Extract word for word the lines of the listing from its start to the line holding "from matplotlib.patches import Rectangle", both ends kept; pictures are not part of the copy.
· · ·
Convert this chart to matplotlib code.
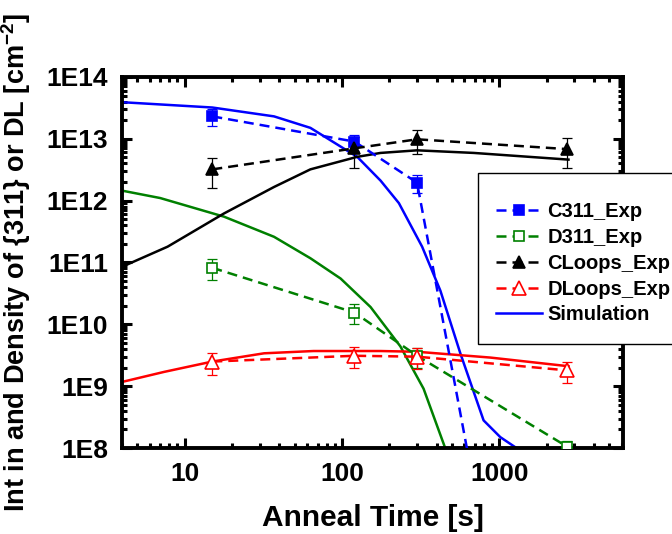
import numpy as np
import matplotlib
matplotlib.use("Agg")
from matplotlib import pyplot as plt
from matplotlib.ticker import LogLocator, FuncFormatter, NullFormatter
from matplotlib.patches import Rectangle

plt.rcParams["font.family"] = ["Liberation Sans", "DejaVu Sans"]
plt.rcParams["font.weight"] = "bold"
plt.rcParams["mathtext.fontset"] = "custom"
plt.rcParams["mathtext.rm"] = "Liberation Sans:bold"
plt.rcParams["mathtext.bf"] = "Liberation Sans:bold"
plt.rcParams["mathtext.default"] = "bf"

# experiment, anneal time [s]
t_exp = [15, 120, 300, 2700]
t_c311 = [15, 120, 300, 700]          # last C311 point sits below 1E8
c311 = [2.3e13, 9.0e12, 1.95e12, 2.0e7]
c311_err = [7e12, 2.7e12, 6e11, 6e6]
d311 = [8.2e10, 1.55e10, 3.1e9, 1.05e8]
d311_err = [3e10, 5.5e9, 1.1e9, 2.3e7]
cloops = [3.2e12, 7.0e12, 9.8e12, 6.8e12]
cloops_err = [1.6e12, 3.6e12, 4.2e12, 3.4e12]
dloops = [2.5e9, 3.1e9, 3.0e9, 1.8e9]
dloops_err = [1.0e9, 1.15e9, 1.1e9, 0.67e9]

# simulation curves
t_sim_c311 = [4, 15, 37, 63, 125, 176, 230, 323, 422, 565, 794, 1014, 1300]
sim_c311 = [3.9e13, 3.2e13, 2.3e13, 1.5e13, 5.1e12, 2.1e12, 9.1e11, 1.8e11,
            3.5e10, 3.4e9, 2.8e8, 1.5e8, 9.8e7]
t_sim_d311 = [4, 7, 17.8, 37, 63, 98, 152, 235, 330, 454]
sim_d311 = [1.45e12, 1.1e12, 5.5e11, 2.6e11, 1.17e11, 5.5e10, 1.9e10, 4.4e9,
            9.1e8, 9.8e7]
t_sim_cl = [4, 7.8, 17.8, 37, 63, 125, 176, 300, 687, 2750]
sim_cl = [8.5e10, 1.8e11, 6.2e11, 1.66e12, 3.2e12, 5.1e12, 5.9e12, 6.5e12,
          5.9e12, 4.6e12]
t_sim_dl = [4, 7.4, 15, 32, 66, 176, 300, 877, 2750]
sim_dl = [1.17e9, 1.7e9, 2.5e9, 3.4e9, 3.7e9, 3.7e9, 3.6e9, 2.9e9, 2.1e9]

BLUE, GREEN, BLACK, RED = "#0000ff", "#008000", "#000000", "#ff0000"
DASH = (4, 2.4)

fig = plt.figure(figsize=(6.72, 5.34), dpi=100)
ax = fig.add_axes([0.1815, 0.161, 0.7455, 0.695])

exp = [
    (t_c311, c311, c311_err, BLUE, "s", BLUE, 7, "C311_Exp"),
    (t_exp, d311, d311_err, GREEN, "s", "white", 7, "D311_Exp"),
    (t_exp, cloops, cloops_err, BLACK, "^", BLACK, 9, "CLoops_Exp"),
    (t_exp, dloops, dloops_err, RED, "^", "white", 10, "DLoops_Exp"),
]
handles = []
for t, y, e, c, m, mfc, ms, lab in exp:
    ax.errorbar(t, y, yerr=e, fmt="none", ecolor=c, elinewidth=0.9, capsize=3.3,
                capthick=0.9, zorder=3)
    h, = ax.plot(t, y, ls="--", dashes=DASH, color=c, lw=1.8, marker=m, ms=ms,
                 mfc=mfc, mec=c, mew=1.2, label=lab, zorder=4)
    handles.append(h)

hs, = ax.plot(t_sim_c311, sim_c311, "-", color=BLUE, lw=1.8, label="Simulation", zorder=2)
ax.plot(t_sim_d311, sim_d311, "-", color=GREEN, lw=1.8, zorder=2)
ax.plot(t_sim_cl, sim_cl, "-", color=BLACK, lw=1.8, zorder=2)
ax.plot(t_sim_dl, sim_dl, "-", color=RED, lw=1.8, zorder=2)
handles.append(hs)

ax.set_xscale("log"); ax.set_yscale("log")
ax.set_xlim(4, 6100); ax.set_ylim(1e8, 1e14)
ax.xaxis.set_major_locator(LogLocator(base=10, numticks=10))
ax.xaxis.set_minor_locator(LogLocator(base=10, subs=np.arange(2, 10), numticks=20))
ax.yaxis.set_major_locator(LogLocator(base=10, numticks=10))
ax.yaxis.set_minor_locator(LogLocator(base=10, subs=np.arange(2, 10), numticks=20))
ax.xaxis.set_major_formatter(FuncFormatter(lambda v, p: f"{v:.0f}"))
ax.yaxis.set_major_formatter(FuncFormatter(lambda v, p: f"1E{int(round(np.log10(v)))}"))
ax.xaxis.set_minor_formatter(NullFormatter()); ax.yaxis.set_minor_formatter(NullFormatter())
ax.tick_params(which="both", direction="in", top=True, right=True, width=2.2)
ax.tick_params(which="major", length=7, labelsize=19, pad=10)
ax.tick_params(which="minor", length=3.5)
for s in ax.spines.values():
    s.set_linewidth(2.8)

ax.set_xlabel("Anneal Time [s]", fontsize=21.5, fontweight="bold", labelpad=13)
ax.set_ylabel("Int in and Density of {311} or DL [cm$^{-2}$]", fontsize=19.5,
              fontweight="bold", labelpad=10)

# legend box, running past the right edge of the figure
fig.patches.append(Rectangle((478 / 672, 1 - 344 / 534), 0.4, (344 - 173) / 534,
                             transform=fig.transFigure, facecolor="white",
                             edgecolor="black", lw=1.0, zorder=3))
fig.legend(handles=handles, loc="upper left", bbox_to_anchor=(486 / 672, 1 - 192 / 534),
           frameon=False, borderpad=0, labelspacing=0.34,
           handlelength=2.3, handletextpad=0.25, prop={"weight": "bold", "size": 14.5})

fig.savefig("out.png", dpi=100)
· · ·
__Output of the exercise__
Convert this chart to matplotlib code.
import numpy as np
import matplotlib
matplotlib.use("Agg")
from matplotlib import pyplot as plt
from matplotlib.ticker import LogLocator, FuncFormatter, NullFormatter
from matplotlib.patches import Rectangle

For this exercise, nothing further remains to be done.